Manipulierte Startaufstellung: Gute Idee oder Betrug?
Tom Sykes verlangt: «Zurück zum alten System!
Seit dem Beginn der Saison 2016 sahen wir überwiegend die Werksfahrer von Kawasaki und Ducati auf dem Podium. Vergangenes Jahr gingen erdrückende 72 von 78 Podestplätzen an diese beiden Hersteller. Die restlichen sechs angelte sich Yamaha.
Dabei hat WM-Vermarkter Dorna für 2017 eine geänderte Startaufstellung für das zweite Rennen am Sonntagnachmittag eingeführt; sie ist ein Mix aus dem Resultat von Rennen 1 und dem Ergebnis der Superpole. So sollten die Rennen spannender werden.
Wie sich zeigte, ändert die neue Startaufstellung aber nichts am finalen Ergebnis. Weltmeister Jonathan Rea (Kawasaki) stürmte im zweiten Rennen in Donington Park von Startplatz 10 aus innerhalb einer Runde an die Spitze. Von Startplatz 9 aus lag er in mehreren Rennen innerhalb weniger Kurven in Front. Der Nordire konnte an der Spitze öfters unbehelligt eine One-Man-Show abziehen.
«Wir haben etwas anderes von diesem System erwartet – wahrscheinlich ist der Abstand der Top-Piloten zum Rest einfach zu groß», analysierte Dorna-Manager Daniel Carrera. «Wäre das nicht der Fall, würde das System einen anderen Rennverlauf ermöglichen. Wir wollten durch diese Änderung etwas anderes anbieten und zudem anderen Piloten die Gelegenheit geben, an der Spitze zu fahren. Dann würden mehr Piloten um die Weltmeisterschaft kämpfen.»
Sykes: «Verwerft die Regel!»
Klar gegen die Regelung spricht sich der WM-Dritte Tom Sykes aus. «Es braucht keine veränderte Startaufstellung», hält der Engländer fest. «Als Profi sage ich: Verwerft die Idee. Es gibt zu viele Unfälle, einige Fahrer sind jetzt zu verbissen und übertreiben es. In der ersten Runde gibt es ein riesiges Durcheinander, insgesamt ändert sich aber nicht viel. Die veränderte Startaufstellung kreiert mehr Spannungsfelder und mehr Gefahr. Die Leute wurden durch die veränderte Startaufstellung in einigen Rennen um einen großen Kampf gebracht. Würden die besten Fahrer fünf Runden lang kämpfen, okay. Aber so oder so, nach einer Runde ist einer der Top-Jungs vorne. Verbessert das die Show? Ich glaube nicht.

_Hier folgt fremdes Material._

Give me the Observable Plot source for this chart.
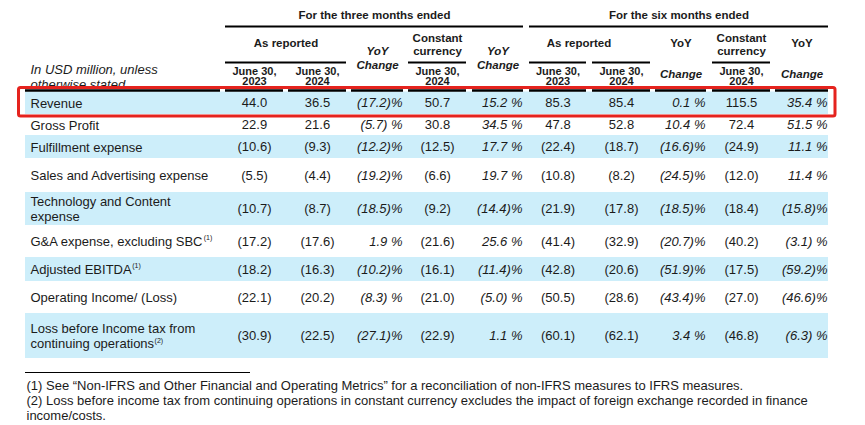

Ich meine sogar, dass es die Show zerstört.»
Leon Camier, 2017 mehrfach Profiteur des neuen Systems, stimmt Landsmann Sykes zu: «Ob ich aus der ersten oder dritten Startreihe komme, hat keine Auswirkung auf das Ergebnis. Meine Chancen erhöhen sich dadurch zwar. Aber wenn die schnellen Jungs keine Fehler machen und nicht hängen bleiben, während sie durch das Feld pflügen, dann ändert sich für uns nichts. Es ist nur eine Frage der Zeit, bis sie mich überholen.»
Max Biaggi gehört zu den Befürwortern
Auch wenn sich am Endergebnis nichts ändert, so ist doch in den ersten Runden für viel Aktion gesorgt, es gibt zahlreiche spektakuläre Überholmanöver. Max Biaggi pflichtet dem bei. «Es ist spannend für alle, die die Rennen verfolgen», bewertete der Superbike-Weltmeister von 2010 und 2012 die Regeländerung aus seiner Zuschauerrolle. «Für die Fahrer macht es das Rennen noch einmal schwieriger, denn wenn sie gewinnen, müssen sie von hinten starten. Das kann natürlich einige Schwierigkeiten mit sich bringen, doch sind es gute Fahrer, bewältigen sie die Situation.»